Copy the listing below in full and skip every picture.

>>>>

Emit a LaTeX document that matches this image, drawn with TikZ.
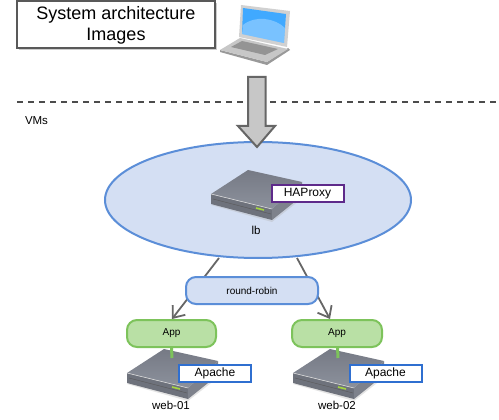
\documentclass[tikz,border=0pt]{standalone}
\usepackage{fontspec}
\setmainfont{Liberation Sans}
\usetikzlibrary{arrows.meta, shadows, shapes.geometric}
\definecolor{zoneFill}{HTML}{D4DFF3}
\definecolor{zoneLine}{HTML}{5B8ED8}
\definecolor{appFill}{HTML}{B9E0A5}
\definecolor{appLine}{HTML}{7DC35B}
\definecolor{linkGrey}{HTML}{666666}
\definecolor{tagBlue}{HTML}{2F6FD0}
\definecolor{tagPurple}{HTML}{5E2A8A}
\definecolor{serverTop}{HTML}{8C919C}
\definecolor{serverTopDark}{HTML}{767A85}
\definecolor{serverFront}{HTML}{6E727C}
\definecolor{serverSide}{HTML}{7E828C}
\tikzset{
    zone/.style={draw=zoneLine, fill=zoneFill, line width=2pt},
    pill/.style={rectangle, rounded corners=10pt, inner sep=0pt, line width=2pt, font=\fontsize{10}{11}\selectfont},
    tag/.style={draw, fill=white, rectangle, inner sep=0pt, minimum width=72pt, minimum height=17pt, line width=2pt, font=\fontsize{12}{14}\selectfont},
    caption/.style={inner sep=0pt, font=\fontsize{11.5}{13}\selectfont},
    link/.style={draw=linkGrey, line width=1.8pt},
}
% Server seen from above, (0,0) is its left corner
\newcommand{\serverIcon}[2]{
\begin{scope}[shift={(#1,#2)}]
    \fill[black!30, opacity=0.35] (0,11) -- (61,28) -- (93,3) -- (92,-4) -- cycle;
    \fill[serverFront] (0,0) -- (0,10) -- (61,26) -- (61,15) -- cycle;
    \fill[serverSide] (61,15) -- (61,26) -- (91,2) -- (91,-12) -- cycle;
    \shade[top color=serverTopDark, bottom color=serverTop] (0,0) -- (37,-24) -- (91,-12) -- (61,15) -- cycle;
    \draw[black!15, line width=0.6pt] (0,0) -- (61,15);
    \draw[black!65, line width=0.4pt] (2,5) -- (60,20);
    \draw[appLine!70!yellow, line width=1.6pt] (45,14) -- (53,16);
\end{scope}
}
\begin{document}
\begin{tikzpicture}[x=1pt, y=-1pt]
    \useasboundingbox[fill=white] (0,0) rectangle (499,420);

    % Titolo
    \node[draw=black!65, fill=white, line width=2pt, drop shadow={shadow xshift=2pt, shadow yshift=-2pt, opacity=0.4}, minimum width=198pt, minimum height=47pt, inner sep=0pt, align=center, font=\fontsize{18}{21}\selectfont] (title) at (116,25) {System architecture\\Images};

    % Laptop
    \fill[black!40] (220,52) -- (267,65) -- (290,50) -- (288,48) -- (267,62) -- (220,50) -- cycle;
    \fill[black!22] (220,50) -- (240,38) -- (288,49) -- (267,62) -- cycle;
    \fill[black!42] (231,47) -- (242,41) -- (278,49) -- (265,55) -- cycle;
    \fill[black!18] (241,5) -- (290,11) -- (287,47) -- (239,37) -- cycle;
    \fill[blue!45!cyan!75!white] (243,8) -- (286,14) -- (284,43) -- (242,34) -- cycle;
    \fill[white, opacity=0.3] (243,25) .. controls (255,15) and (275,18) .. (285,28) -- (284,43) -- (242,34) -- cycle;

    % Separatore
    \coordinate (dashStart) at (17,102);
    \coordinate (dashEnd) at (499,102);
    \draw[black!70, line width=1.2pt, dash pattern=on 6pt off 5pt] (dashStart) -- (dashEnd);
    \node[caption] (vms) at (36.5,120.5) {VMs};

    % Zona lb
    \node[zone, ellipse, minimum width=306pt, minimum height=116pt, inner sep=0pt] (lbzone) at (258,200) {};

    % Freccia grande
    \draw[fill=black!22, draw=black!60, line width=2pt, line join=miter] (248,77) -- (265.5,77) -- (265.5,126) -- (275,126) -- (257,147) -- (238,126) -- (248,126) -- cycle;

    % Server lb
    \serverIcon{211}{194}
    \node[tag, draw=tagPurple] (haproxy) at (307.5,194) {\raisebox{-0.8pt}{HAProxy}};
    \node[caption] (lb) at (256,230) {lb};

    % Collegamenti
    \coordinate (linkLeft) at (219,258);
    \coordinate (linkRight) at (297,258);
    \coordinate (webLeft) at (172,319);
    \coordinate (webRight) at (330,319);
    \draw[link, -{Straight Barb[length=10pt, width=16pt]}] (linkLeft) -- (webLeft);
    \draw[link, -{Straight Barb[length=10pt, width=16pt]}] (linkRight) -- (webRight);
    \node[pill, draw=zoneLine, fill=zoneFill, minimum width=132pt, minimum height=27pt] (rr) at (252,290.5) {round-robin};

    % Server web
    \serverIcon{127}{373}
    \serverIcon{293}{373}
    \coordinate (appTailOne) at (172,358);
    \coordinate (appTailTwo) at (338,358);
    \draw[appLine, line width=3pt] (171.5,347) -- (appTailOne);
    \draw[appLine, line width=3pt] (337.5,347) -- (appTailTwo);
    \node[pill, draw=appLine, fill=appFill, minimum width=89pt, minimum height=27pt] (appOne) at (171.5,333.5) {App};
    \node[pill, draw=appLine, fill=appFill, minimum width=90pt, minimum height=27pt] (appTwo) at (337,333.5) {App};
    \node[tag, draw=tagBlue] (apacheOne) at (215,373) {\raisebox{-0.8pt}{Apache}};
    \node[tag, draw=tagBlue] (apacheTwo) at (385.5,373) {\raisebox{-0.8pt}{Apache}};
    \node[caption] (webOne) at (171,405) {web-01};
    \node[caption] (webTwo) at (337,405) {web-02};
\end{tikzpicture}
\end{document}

<<<<

◆ **RIGHT ANSWER**
Emit a LaTeX document that matches this image, drawn with TikZ.
\documentclass[tikz,border=0pt]{standalone}
\usepackage{fontspec}
\setmainfont{Liberation Sans}
\usetikzlibrary{arrows.meta, shadows, shapes.geometric}
\definecolor{zoneFill}{HTML}{D4DFF3}
\definecolor{zoneLine}{HTML}{5B8ED8}
\definecolor{appFill}{HTML}{B9E0A5}
\definecolor{appLine}{HTML}{7DC35B}
\definecolor{linkGrey}{HTML}{666666}
\definecolor{tagBlue}{HTML}{2F6FD0}
\definecolor{tagPurple}{HTML}{5E2A8A}
\definecolor{serverTop}{HTML}{8C919C}
\definecolor{serverTopDark}{HTML}{767A85}
\definecolor{serverFront}{HTML}{6E727C}
\definecolor{serverSide}{HTML}{7E828C}
\tikzset{
    zone/.style={draw=zoneLine, fill=zoneFill, line width=2pt},
    pill/.style={rectangle, rounded corners=10pt, inner sep=0pt, line width=2pt, font=\fontsize{10}{11}\selectfont},
    tag/.style={draw, fill=white, rectangle, inner sep=0pt, minimum width=72pt, minimum height=17pt, line width=2pt, font=\fontsize{12}{14}\selectfont},
    caption/.style={inner sep=0pt, font=\fontsize{11.5}{13}\selectfont},
    link/.style={draw=linkGrey, line width=1.8pt},
}
% Server seen from above, (0,0) is its left corner
\newcommand{\serverIcon}[2]{
\begin{scope}[shift={(#1,#2)}]
    \fill[black!30, opacity=0.35] (0,11) -- (61,28) -- (93,3) -- (92,-4) -- cycle;
    \fill[serverFront] (0,0) -- (0,10) -- (61,26) -- (61,15) -- cycle;
    \fill[serverSide] (61,15) -- (61,26) -- (91,2) -- (91,-12) -- cycle;
    \shade[top color=serverTopDark, bottom color=serverTop] (0,0) -- (37,-24) -- (91,-12) -- (61,15) -- cycle;
    \draw[black!15, line width=0.6pt] (0,0) -- (61,15);
    \draw[black!65, line width=0.4pt] (2,5) -- (60,20);
    \draw[appLine!70!yellow, line width=1.6pt] (45,14) -- (53,16);
\end{scope}
}
\begin{document}
\begin{tikzpicture}[x=1pt, y=-1pt]
    \useasboundingbox[fill=white] (0,0) rectangle (499,420);

    % Titolo
    \node[draw=black!65, fill=white, line width=2pt, drop shadow={shadow xshift=2pt, shadow yshift=-2pt, opacity=0.4}, minimum width=198pt, minimum height=47pt, inner sep=0pt, align=center, font=\fontsize{18}{21}\selectfont] (title) at (116,25) {System architecture\\Images};

    % Laptop
    \fill[black!40] (220,52) -- (267,65) -- (290,50) -- (288,48) -- (267,62) -- (220,50) -- cycle;
    \fill[black!22] (220,50) -- (240,38) -- (288,49) -- (267,62) -- cycle;
    \fill[black!42] (231,47) -- (242,41) -- (278,49) -- (265,55) -- cycle;
    \fill[black!18] (241,5) -- (290,11) -- (287,47) -- (239,37) -- cycle;
    \fill[blue!45!cyan!75!white] (243,8) -- (286,14) -- (284,43) -- (242,34) -- cycle;
    \fill[white, opacity=0.3] (243,25) .. controls (255,15) and (275,18) .. (285,28) -- (284,43) -- (242,34) -- cycle;

    % Separatore
    \coordinate (dashStart) at (17,102);
    \coordinate (dashEnd) at (499,102);
    \draw[black!70, line width=1.2pt, dash pattern=on 6pt off 5pt] (dashStart) -- (dashEnd);
    \node[caption] (vms) at (36.5,120.5) {VMs};

    % Zona lb
    \node[zone, ellipse, minimum width=306pt, minimum height=116pt, inner sep=0pt] (lbzone) at (258,200) {};

    % Freccia grande
    \draw[fill=black!22, draw=black!60, line width=2pt, line join=miter] (248,77) -- (265.5,77) -- (265.5,126) -- (275,126) -- (257,147) -- (238,126) -- (248,126) -- cycle;

    % Server lb
    \serverIcon{211}{194}
    \node[tag, draw=tagPurple] (haproxy) at (307.5,194) {\raisebox{-0.8pt}{HAProxy}};
    \node[caption] (lb) at (256,230) {lb};

    % Collegamenti
    \coordinate (linkLeft) at (219,258);
    \coordinate (linkRight) at (297,258);
    \coordinate (webLeft) at (172,319);
    \coordinate (webRight) at (330,319);
    \draw[link, -{Straight Barb[length=10pt, width=16pt]}] (linkLeft) -- (webLeft);
    \draw[link, -{Straight Barb[length=10pt, width=16pt]}] (linkRight) -- (webRight);
    \node[pill, draw=zoneLine, fill=zoneFill, minimum width=132pt, minimum height=27pt] (rr) at (252,290.5) {round-robin};

    % Server web
    \serverIcon{127}{373}
    \serverIcon{293}{373}
    \coordinate (appTailOne) at (172,358);
    \coordinate (appTailTwo) at (338,358);
    \draw[appLine, line width=3pt] (171.5,347) -- (appTailOne);
    \draw[appLine, line width=3pt] (337.5,347) -- (appTailTwo);
    \node[pill, draw=appLine, fill=appFill, minimum width=89pt, minimum height=27pt] (appOne) at (171.5,333.5) {App};
    \node[pill, draw=appLine, fill=appFill, minimum width=90pt, minimum height=27pt] (appTwo) at (337,333.5) {App};
    \node[tag, draw=tagBlue] (apacheOne) at (215,373) {\raisebox{-0.8pt}{Apache}};
    \node[tag, draw=tagBlue] (apacheTwo) at (385.5,373) {\raisebox{-0.8pt}{Apache}};
    \node[caption] (webOne) at (171,405) {web-01};
    \node[caption] (webTwo) at (337,405) {web-02};
\end{tikzpicture}
\end{document}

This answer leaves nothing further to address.